I don't know why you are so insistent having an uncharitable interpretation of the article.
"The first inkling of the fervour the credit card-sized board would create came in May 2011, when the first public outing of the Pi in a BBC video generated some 600,000 views on YouTube.
Upton and his colleagues revised their initial run of boards up to 10,000, thinking that would be more than enough to meet demand."
There initial plans were to produce far less than 10k. They were surprised when they had to adjust their plans up to 10k, and surprised again to learn that their estimations were grossly inaccurate.
Also, the earliest story here about the Raspberry Pi was from 2 years ago. "Day one" for them was 5+ years ago.
But they went public with it on May 2011 and made their decisions based on that. You're ignoring the fact that they are a well funded startup with industry ties to large chip manufactures.
What's wrong with my comment history and why do you feel you need to reduce yourself to ad hominem?
I already stated my point. That his article is an advertisement and offers no new information and doesn't belong on HN, and that Raspberry Pi is being falsely modest about their success because they have a lot of resources.
If you think an article is not best for HN, flag it and move on. Personally I found it to contain plenty of interesting information.

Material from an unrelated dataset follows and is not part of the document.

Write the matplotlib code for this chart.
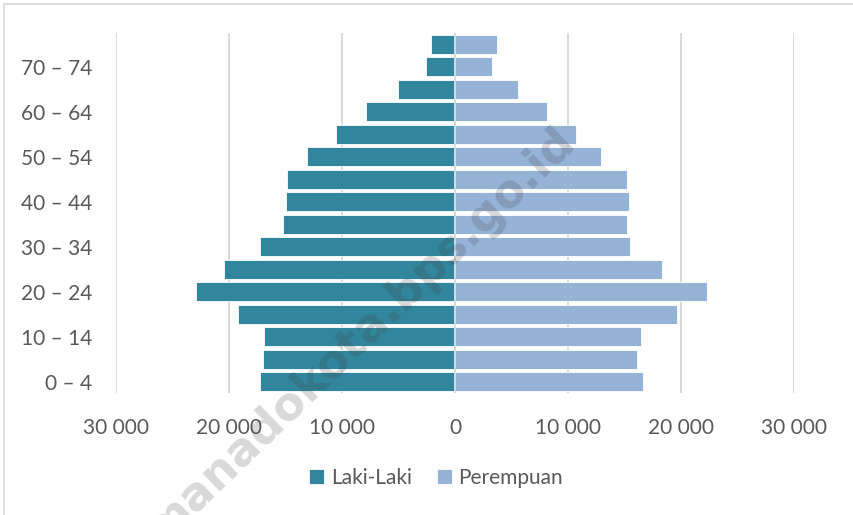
import matplotlib.pyplot as plt
from matplotlib.patches import Rectangle

# age groups, bottom to top
age_groups = ["0 – 4", "5 – 9", "10 – 14", "15 – 19", "20 – 24", "25 – 29",
              "30 – 34", "35 – 39", "40 – 44", "45 – 49", "50 – 54", "55 – 59",
              "60 – 64", "65 – 69", "70 – 74", "75+"]
laki_laki = [17230, 16960, 16870, 19200, 22890, 20470, 17230, 15190,
             14930, 14840, 13100, 10500, 7900, 5020, 2600, 2120]
perempuan = [16640, 16110, 16430, 19620, 22330, 18290, 15520, 15220,
             15430, 15250, 12890, 10710, 8170, 5550, 3300, 3690]
x_ticks = [-30000, -20000, -10000, 0, 10000, 20000, 30000]

teal = "#31859C"
light = "#95B3D7"
grid_c = "#D9D9D9"
text_c = "#595959"


def fmt(v):
    return "{:,}".format(abs(v)).replace(",", " ")


def main():
    plt.rcParams['font.family'] = ['Lato', 'DejaVu Sans']
    fig = plt.figure(figsize=(8.54, 5.15), dpi=100)
    ax = fig.add_axes([116 / 854, 1 - 393 / 515, 678 / 854, 360 / 515])

    y = list(range(len(age_groups)))
    ax.barh(y, [-v for v in laki_laki], height=0.86, color=teal,
            edgecolor="white", linewidth=0.6, label="Laki-Laki", zorder=2)
    ax.barh(y, perempuan, height=0.86, color=light,
            edgecolor="white", linewidth=0.6, label="Perempuan", zorder=2)

    ax.set_xlim(-30000, 30000)
    ax.set_ylim(-0.5, len(age_groups) - 0.5)
    ax.set_xticks(x_ticks)
    ax.set_xticklabels([fmt(v) for v in x_ticks])
    ax.set_yticks(y[::2])
    ax.set_yticklabels(age_groups[::2])
    ax.tick_params(axis="both", length=0, labelsize=15, labelcolor=text_c)
    ax.tick_params(axis="x", pad=18)
    ax.tick_params(axis="y", pad=17)

    for s in ax.spines.values():
        s.set_visible(False)
    ax.grid(axis="x", color=grid_c, linewidth=1.4, zorder=0)
    ax.axvline(0, color=grid_c, linewidth=1.4, zorder=3)

    leg = fig.legend(loc="center", bbox_to_anchor=(436 / 854, 1 - 478 / 515),
                     ncol=2, frameon=False, fontsize=15, handlelength=0.75,
                     handleheight=0.75, handletextpad=0.3, columnspacing=1.2)
    for t in leg.get_texts():
        t.set_color(text_c)

    # watermark (runs off the bottom edge, as in the original)
    fig.text(360 / 854, 1 - 336 / 515, "manadokota.bps.go.id", fontsize=33,
             fontweight="bold", color="#404040", alpha=0.2, rotation=44,
             ha="center", va="center", family="DejaVu Sans", zorder=10)

    # chart frame
    fig.patches.append(Rectangle((4 / 854, -0.1), 1.2, 1 - 4 / 515 + 0.1,
                                 transform=fig.transFigure, fill=False,
                                 edgecolor=grid_c, linewidth=1.2))

    fig.savefig("out.png", dpi=100)


if __name__ == "__main__":
    main()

Funding should by no means make you take success for granted, it is idiotic to think otherwise.
Your comment history looks like the comment history of a troll. I'm probably wasting my time here.
I just got my first pi a few days ago -- I have had so much fun with it already. I'm working on a list of a variety of things I can do with it, as it has really sparked my creativity. I'll probably end up ordering several more for various tinkering.
The possibilities are endless as to what these cheap but powerful devices will allow the creative minds to come up with; very exciting!